On 10/12/2015 02:01 PM, Lars-Peter Clausen wrote:
On 10/08/2015 03:46 PM, Matt Campbell wrote:
Hi Lars,
Note: re-sending this message because I accidentally wasn't plain text email so it got bounced from the email list (thanks GMail). Sorry for the double mail to those that are CC'd.
Thanks for the info, this felt like a limitation to the DMA engine before I found this older thread so it's good to have that feeling validated.
Just for posterity I'll describe the situation I'm in with the RT patch. I'm on an i.MX6 solo processor which uses the imx-sdma driver. As far as I can tell, terminate_all properly shuts off the DMA (simply disabling the bit in the controller). The issue I'm having is the described in the following steps:
- An SDMA interrupt comes in, is handled by the top half and the
bottom half tasklet is scheduled.
- Control returns to my RT process which is higher priority than the
tasklet thread. My process decides it is time to shutdown and calls snd_pcm_close which will terminate the DMA and deallocates everything (including the substream which is the argument data to the tasklet)
- With my process out of the way the dma tasklet can run. It
eventually calls dmaengine_pcm_dma_complete (or in my case imx_pcm_dma_complete). You'll run into problems when dereferencing the now invalid substream pointer.
I have one other note about your proposed fix. In dmaengine_pcm_dma_complete you can end up with xrun handling which will result in a reset of the stream including calling terminate_all on the DMA. I'm worried that even with an API call to the DMA system to synchronize completion of DMA tasklets, you could end up with a deadlock when this is called from the tasklet itself when resetting the stream. I think we need to put the tasklet synchronization just before snd_pcm_release is called (as you suggested in the older thread). This still makes me uneasy because deadlock is still possible if the tasklet takes locks that are held when snd_pcm_release is called. Thanks for the input!
Yes, very good analysis. This is the reason why we can't synchronize in terminate_all() itself and have to introduce a separate synchronization primitive to the API. Most users will be fine with terminating and syncing at the same time, hence it makes sense to introduce a new API terminate_all_sync() to cover those common cases. For cases where it is not possible, e.g. because they either terminate the DMA from atomic context or they can end up calling terminate_all() from the completion callback, a new separate API function (e.g. dmaengine_synchronize()) will be introduced.
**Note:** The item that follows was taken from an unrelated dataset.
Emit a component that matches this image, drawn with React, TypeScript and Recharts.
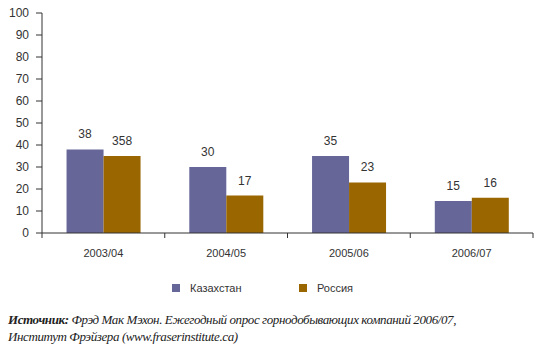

Users which use the asynchronous terminate API need to call dmaengine_synchronize() before they free any resources that are accessed in either the completion callback or the memory that is accessed by the DMA itself.
This still makes me uneasy because deadlock is still possible if the tasklet takes locks that are held when snd_pcm_release is called. Thanks for the input
Good point. If that can happen we properly need to reference count the struct that is passed to the complete callback.
Thinking a bit more about this, this shouldn't be possible to happen. The completion callback runs in atomic context, which means in can only use spinlocks etc. On the other hand the dmaengine_synchronize() function must not be called from atomic context, this means it can't be called while holding a lock that can be taken from within the complete callback.